As the film careens to its sloppy final act, Damon struggles to find his footing in those jilted years that prompted Thorson to write the book upon which this movie is based; however, Damon does create a compelling, sad, and appropriately skeezy portrait of Thorson’s early years with “Lee” (Liberace’s nickname).
The weak link in the cast is Debbie Reynolds as Liberace’s mother. Like most of Reynolds’ recent performances, she seems to be phoning it in from 60s-era Rowan and Martin’s Laugh-In with her cartoon-y Slav-esque accent and Mrs.
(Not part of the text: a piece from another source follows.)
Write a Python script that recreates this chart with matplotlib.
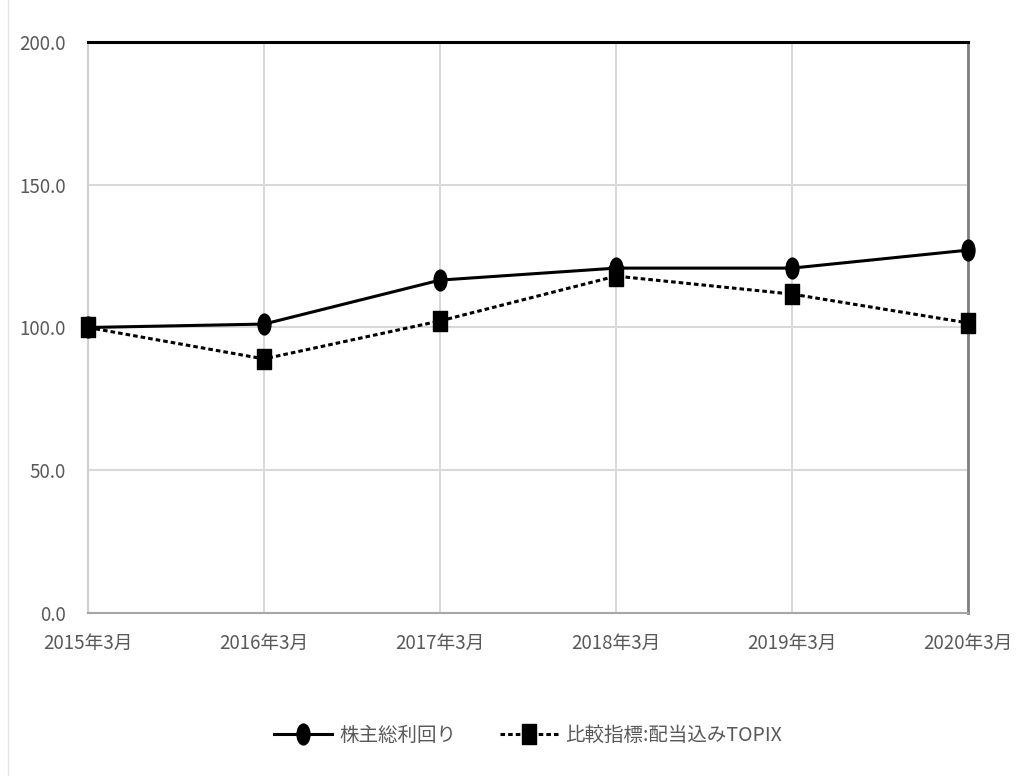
import matplotlib
matplotlib.use("Agg")
import matplotlib.pyplot as plt
from matplotlib.path import Path
from matplotlib.transforms import Affine2D
from matplotlib.lines import Line2D

plt.rcParams['font.family'] = ['Noto Sans CJK JP', 'DejaVu Sans']

categories = ['2015年3月', '2016年3月', '2017年3月', '2018年3月', '2019年3月', '2020年3月']
tsr = [100.0, 101.2, 116.6, 120.8, 120.8, 127.1]
topix = [100.0, 89.0, 102.3, 118.0, 111.7, 101.6]
labels = ['株主総利回り', '比較指標:配当込みTOPIX']
yticks = [0.0, 50.0, 100.0, 150.0, 200.0]

ell = Path.unit_circle().transformed(Affine2D().scale(0.62, 1.0))
sq = Path.unit_rectangle().transformed(Affine2D().translate(-0.5, -0.5).scale(0.72, 1.0))

fig = plt.figure(figsize=(10.24, 7.76), dpi=100)
ax = fig.add_axes([88/1024, 1-613/776, (968-88)/1024, (613-42)/776])

x = list(range(len(categories)))
ax.plot(x, tsr, color='black', lw=2.2, marker=ell, markersize=15, zorder=4, clip_on=False)
ax.plot(x, topix, color='black', lw=2.2, ls=(0, (1.5, 1)), marker=sq, markersize=15, zorder=3, clip_on=False)

ax.set_xlim(0, len(categories)-1)
ax.set_ylim(0, 200)
ax.set_yticks(yticks)
ax.set_yticklabels([f'{v:.1f}' for v in yticks])
ax.set_xticks(x)
ax.set_xticklabels(categories)
ax.grid(True, color='#d9d9d9', lw=1.5)
ax.set_axisbelow(True)
ax.tick_params(length=0, colors='#595959', labelsize=13.5)
ax.tick_params(axis='x', pad=14)
ax.tick_params(axis='y', pad=16)
ax.spines['top'].set_color('black'); ax.spines['top'].set_linewidth(2.2)
ax.spines['right'].set_color('#7f7f7f'); ax.spines['right'].set_linewidth(2)
ax.spines['left'].set_color('#d0d0d0'); ax.spines['left'].set_linewidth(1.5)
ax.spines['bottom'].set_color('#a6a6a6'); ax.spines['bottom'].set_linewidth(1.5)

handles = [Line2D([], [], color='black', lw=2.2, marker=ell, markersize=15),
           Line2D([], [], color='black', lw=2.2, ls=(0, (1.5, 1)), marker=sq, markersize=15)]
leg = fig.legend(handles, labels, loc='center', bbox_to_anchor=(528/1024, 1-735/776), ncol=2,
                 frameon=False, fontsize=14, handlelength=3, columnspacing=2.2, handletextpad=0.4)
for t in leg.get_texts():
    t.set_color('#595959')

fig.add_artist(Line2D([8/1024, 8/1024], [0, 1], color='#e6e6e6', lw=1))
fig.savefig('out.png', dpi=100)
Doubtfire/Jimmy Durante fake proboscis.
What bothered me about the film? That part is tricky. I may be over-thinking, but why make this film? If we needed a film about Liberace (and I’m still not sure we did), why base it on a dubious tell-all (now out-of-print) written by a drug-addled, oft-jailed ex-lover? Are the filmmakers giving us the inside view of a talented man (Liberace) who, due to the circumstances of his era/audience/success, was chronically incapable of living an authentic, open, loving life? Or are they inadvertently inciting a bit of a “gay panic” playing winky/wink/nudge/nudge “dress-up” in the sweaty, paranoid era when Studio 54, Mr. Roper, Reaganomics, and the AIDS crisis collided?
Not sure. Is this film worth seeing? I think so. But, as I am prone to do, I worry about its interpretation out-of-context.
And, yes, I had a similar worry about the interpretation of the satirically violent Hunger Games with its atonally giddy Harry Potter-esque marketing campaign. So maybe I am just a worrier. As Liberace espouses late in the film, “Too much of a good thing…is wonderful.”